8 hours later, I have 4.7M transmissions, with ZERO failed packets at an average rate of 149.66 messages per second.

I am VERY pleased with these results. I've tried to increase the speed by removing code, and the best I can do is ~ 160 messages per second by shortening the packet length. The limiter appears to be the selected I2C bus speed at this point, because transmitting to only one node or both still averages the same messages per second. I don't need more speed, this is responsive enough, I just wondered where the bottleneck might be.

Next step is to try longer wire lengths to see if it works and if it affects speed or reliability.

Update:

After lots of trial & error + googling, I now having the network working over 25 foot lengths of cat 5 (longer than should be needed in an automotive application). For longer lengths, termination resistors (I used 4.5k Ohm) are needed. Once I figured out what to use, I went to longer & longer cable lengths. I can do 3 foot without the resistors, anything longer needs them. I also found some inexpensive ($3) buffer ICs designed for running I2C over long lengths, but at the moment they don't appear to be needed. I'm still powering them all via USB, so next step is to get a 12v power supply connected and try running power & ground over the cat5 as well.  I've logged 400k transmissions (5 byte command + 1 byte ack) without failure at ~165 messages / sec with ZERO failures.
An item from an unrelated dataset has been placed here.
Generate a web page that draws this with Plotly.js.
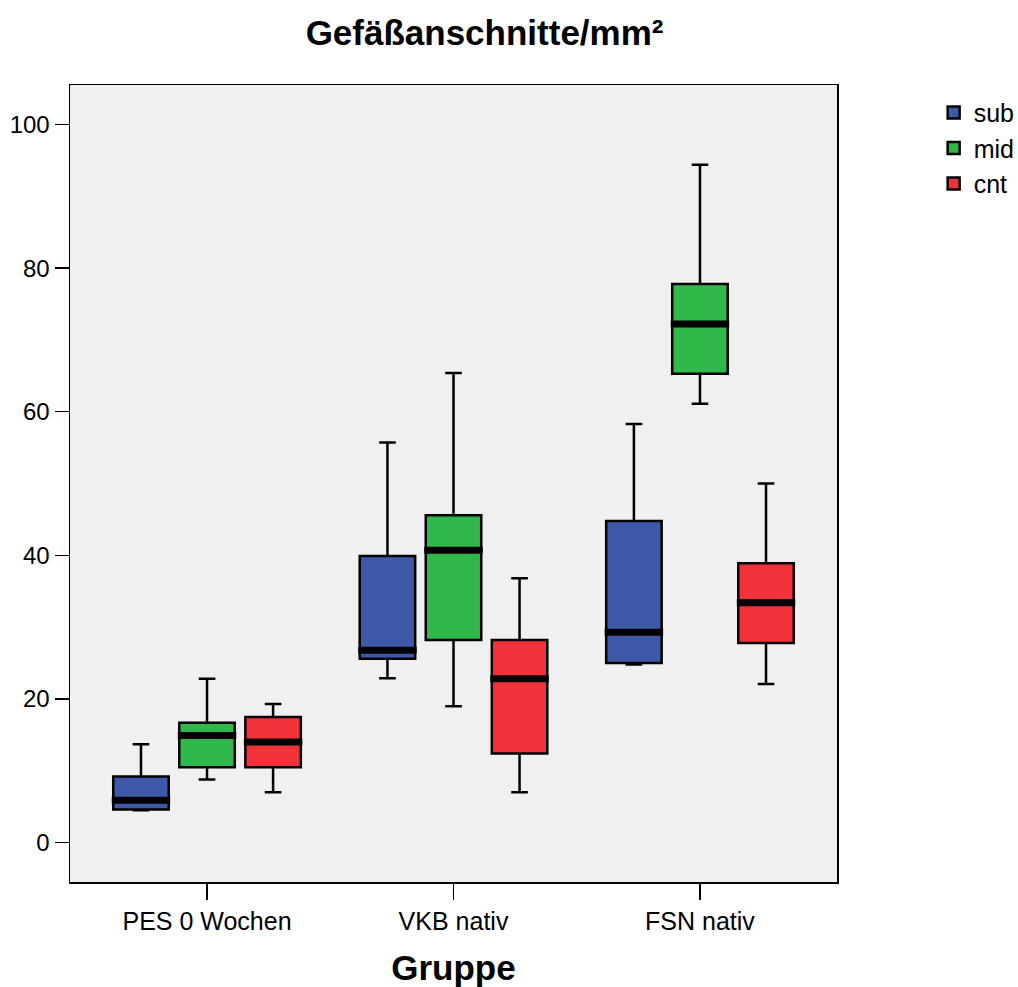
<!DOCTYPE html>
<html><head><meta charset="utf-8">
<script src="https://cdn.plot.ly/plotly-3.0.1.min.js"></script>
<style>html,body{margin:0;padding:0;background:#fff}</style>
</head><body>
<div id="chart" style="width:1018px;height:987px"></div>
<script>
// ---- data ----
const groups = ['PES 0 Wochen', 'VKB nativ', 'FSN nativ'];
const seriesNames = ['sub', 'mid', 'cnt'];
const seriesColors = ['#3e58aa', '#30b84a', '#f2323a'];

const subLower  = [4.5, 22.9, 24.8];
const subQ1     = [4.6, 25.6, 25.0];
const subMedian = [5.9, 26.8, 29.3];
const subQ3     = [9.2, 39.9, 44.8];
const subUpper  = [13.7, 55.7, 58.3];

const midLower  = [8.8, 19.0, 61.1];
const midQ1     = [10.5, 28.2, 65.3];
const midMedian = [14.9, 40.7, 72.2];
const midQ3     = [16.7, 45.6, 77.8];
const midUpper  = [22.8, 65.4, 94.4];

const cntLower  = [7.0, 7.0, 22.1];
const cntQ1     = [10.5, 12.4, 27.8];
const cntMedian = [14.0, 22.8, 33.4];
const cntQ3     = [17.5, 28.2, 38.9];
const cntUpper  = [19.3, 36.8, 50.0];

const yTicks = [0, 20, 40, 60, 80, 100];

// ---- build ----
const stats = [
  {lower: subLower, q1: subQ1, median: subMedian, q3: subQ3, upper: subUpper},
  {lower: midLower, q1: midQ1, median: midMedian, q3: midQ3, upper: midUpper},
  {lower: cntLower, q1: cntQ1, median: cntMedian, q3: cntQ3, upper: cntUpper}
];

const BOXGAP = 0.196, BOXGROUPGAP = 0.16;
const FONT = 'Liberation Sans, Arial, Helvetica, sans-serif';

const traces = stats.map((s, i) => ({
  type: 'box',
  name: seriesNames[i],
  x: groups,
  q1: s.q1, median: s.median, q3: s.q3,
  lowerfence: s.lower, upperfence: s.upper,
  fillcolor: seriesColors[i],
  line: {color: '#000000', width: 2.5},
  whiskerwidth: 0.3,
  boxpoints: false,
  hoverinfo: 'skip'
}));

// thick median bars, placed at each box's slot
const slot = (1 - BOXGAP) / seriesNames.length;
const halfW = slot * (1 - BOXGROUPGAP) / 2 + 0.006;
const shapes = [];
stats.forEach((s, i) => {
  s.median.forEach((m, j) => {
    const c = j + (i - (seriesNames.length - 1) / 2) * slot;
    shapes.push({type: 'line', xref: 'x', yref: 'y',
      x0: c - halfW, x1: c + halfW, y0: m, y1: m,
      line: {color: '#000000', width: 7}});
  });
});

const layout = {
  width: 1018, height: 987,
  paper_bgcolor: '#ffffff',
  plot_bgcolor: '#f0f0f0',
  margin: {l: 70, r: 181, t: 85, b: 105, autoexpand: false},
  font: {family: FONT, color: '#000000', size: 24},
  title: {text: 'Gefäßanschnitte/mm²', font: {family: FONT, size: 35, color: '#000000', weight: 'bold'},
          x: 0.476, xref: 'container', xanchor: 'center', y: 0.967, yref: 'container', yanchor: 'middle'},
  boxmode: 'group',
  boxgap: BOXGAP,
  boxgroupgap: BOXGROUPGAP,
  xaxis: {
    type: 'category',
    range: [-0.556, 2.556],
    showline: true, mirror: true, linecolor: '#000000', linewidth: 1.5,
    ticks: 'outside', ticklen: 16, tickwidth: 1.5, tickcolor: '#000000',
    showgrid: false, zeroline: false,
    tickfont: {family: FONT, size: 25, color: '#000000'},
    title: {text: 'Gruppe', font: {family: FONT, size: 35, color: '#000000', weight: 'bold'}, standoff: 22}
  },
  yaxis: {
    range: [-5.49, 105.5],
    tickvals: yTicks,
    showline: true, mirror: true, linecolor: '#000000', linewidth: 1.5,
    ticks: 'outside', ticklen: 14, tickwidth: 1.5, tickcolor: '#000000',
    showgrid: false, zeroline: false,
    tickfont: {family: FONT, size: 24, color: '#000000'}
  },
  showlegend: true,
  legend: {x: 1.126, y: 0.994, xanchor: 'left', yanchor: 'top',
           font: {family: FONT, size: 25, color: '#000000'},
           bgcolor: 'rgba(0,0,0,0)', traceorder: 'normal'},
  shapes: shapes
};

Plotly.newPlot('chart', traces, layout, {staticPlot: true, displayModeBar: false});
</script>
</body></html>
I'm very happy with the progress so far - the networking was the part that concerned me most about this concept.

Update - More progress:

I now have CRC16 checksums being added to the outgoing 5 byte command packet. The slave uses this checksum to validate it received the packet correctly, and then as the acknowledgement, sends  back the checksum bytes. The master validates the checksum bytes, and the command is believed to have been sent with integrity. This increases a single message to 5+2+2 bytes or 9 bytes total. The increase in byte count and the CRC computation now has the transmission rate down to ~85 messages per second. This is still quite adequate, but I'm hoping it doesn't drop much more as I add input / translate / command send on the master and command receive / translate / output on the slaves.  I'll leave it running over night to see a few million messages go through with no error, but at the moment, this seems completely plausible for use in a vehicle.